Kang, saya termasuk pembaca setia sebuah situs berita Islam. Saya salut, meski update beritanya masih minim, tapi situs itu jujur dan transparan dalam menyebutkan sumber berita, seperti berita2 yang akang bikin.
Tapi kenapa ya kang, di situs Islam lain, seperti …, …. (censored!) , sumber itu jarang disebutkan secara terus terang, kaya diumpetin gitu kang, di bagian akhir berita. contohnya : (mrd/ansr/), (ln/iol), (sa/tlgrph), dan sebagainya.
Pendapat akang? Nuhun. Jazakillah kang… Abdul Majid Muhlis
Jawaban:
Kok, jazakillah…? Jazakallah kali, saya ‘kan pria, sejati lagi… he he…. Jazakillah buat wanita, jazakallah buat pria, begitu kata ustadz saya, artinya sama: semoga Allah membatas (kebaikan) Anda.
Soal sumber berita, bagi saya wajib banget dicantumkan secara jelas, biar pembaca bisa mengecek langsung. Media Barat tuh sering gak jelas sebutkan sumber, misalnya “sebuah situs Islamis menyatakan….”. Mungkin, takut promosiin tu situs kali ya…
Padahal, kita mah fair saja, misalnya saya kutip berita dari Jerusalem Post, ya sebut saja begitu, tidak “sebuah situs milik orang Israel…”.
Soal inisial di akhir naskah berita seperti [(mrd/ansr/), (ln/iol), (sa/tlgrph)], tanya langsung dong ke admin/redaksi situsnya, kenapa “ngumpetin” sumber gitu? Kayay “takut ketahuan” aja, he he..!
Ajakan saya, yuk ah kita fair dalam menyebutkan sumber berita. Soalnya, kode etik jurnalistik juga memerintahkan begitu, “demi kesetiakawanan profesi”.

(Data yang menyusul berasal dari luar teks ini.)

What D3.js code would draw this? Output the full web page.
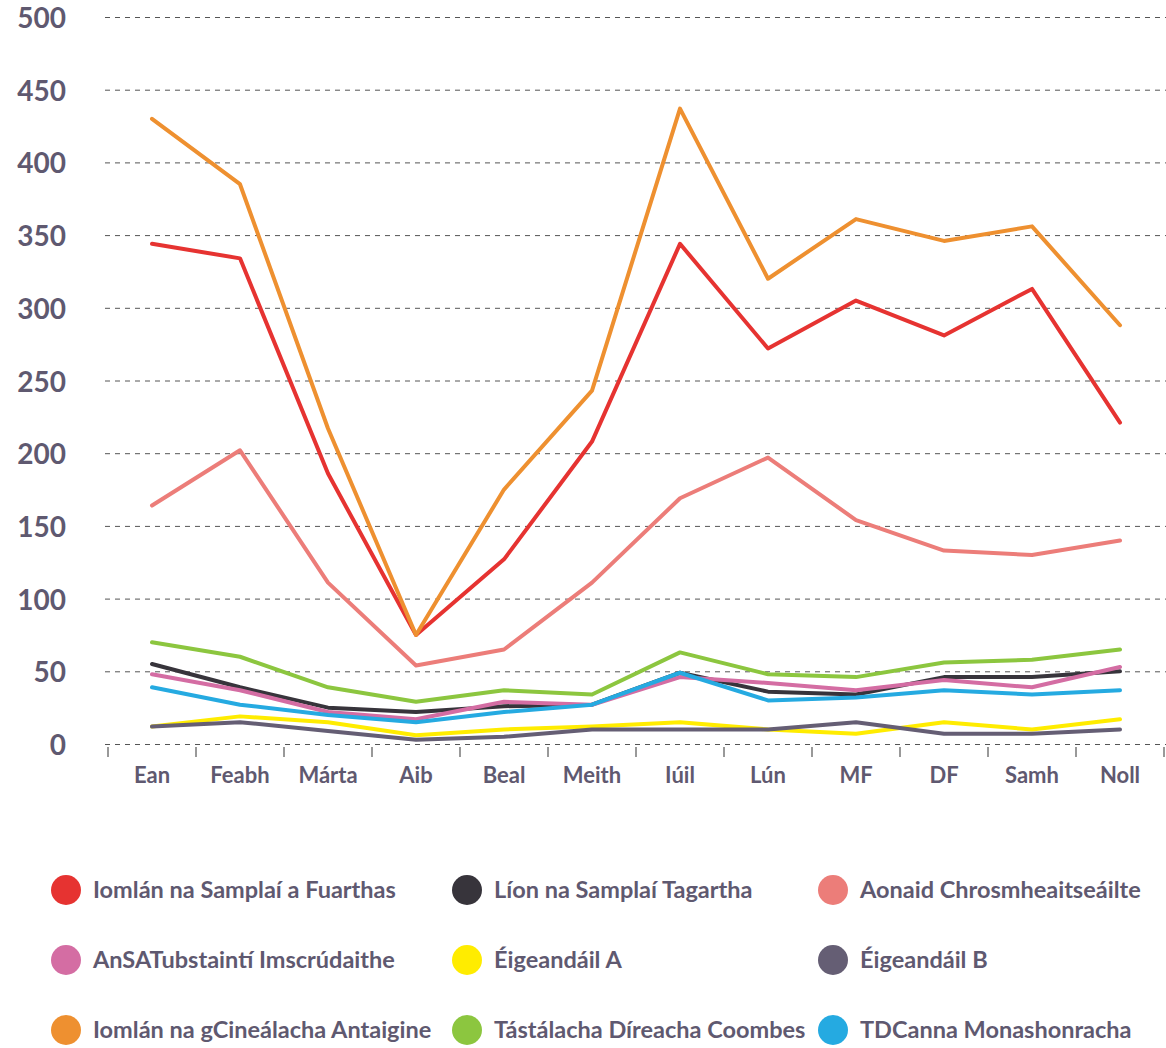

Kan kita juga “marah” kalau dijiplak atau dikutip tapi “diumpetin” nama media kitanya. Misalnya, cuma disebut (wrnisl/mel) atau (wi/mel). Kecuali, disebutkan jelas di tubuh berita. Misalnya, “… seperti dikutip warnaislam.com”, baru di bagian akhir ditulis (wi).
Penyebutan sumber berita juga berkaitan dengan konsekuensi hukum, jika ada penuntutan dari objek berita, misalnya pencemaran nama baik atau koreksi/hak jawab.
Jadi, kalau berita itu salah, ‘kan kita tinggal bilang, kami ngutip dari situs ini kok…! Meskipun, biasanya yang ngutip juga suka dituntut juga karena turut menyebarluaskan berita salah itu.
Kuy ah! Kita jujur dan transparan. Semoga ke depan, situs-situs berita mana pun gak mesti ngutip atau nerjemahin berita dari luar, tapi punya koresponden sendiri di mancenagara.
Kita juga kudu hati-hati nerjemahin atau nyadur berita. Selain harus pas, logis, paham kasusnya, syukur-syukur kuasai “background information”-nya, kita juga mewaspadai “hidden agenda” sebuah berita dan istilah-istilah yang digunakan, terutama berita-berita dari situs atau media Barat.
Hati-hati, jangan sampai ikut-ikutan nyebarkan “virus” propaganda anti-Islam. Misalnya, hati-hati menggunakan istilah “teroris”, “radikal”, “Islamis”, “jihadis”, “moderat”, “garis keras”, dll. Media kita juga suka seenaknya aja tuh, bikin istilah “keluarga teroris”, misalnya… “keluarga teroris dibawa oleh polisi….”.
Pokoknya, jangan sampai berita yang kita tulis merusak citra Islam dan kaum Muslimin deh. Ingat lho, sekarang era perang pencitraan. Semoga saya juga mampu berhati-hati dalam menulis berita/artikel. Amin…! Wasalam. (www.romeltea.com).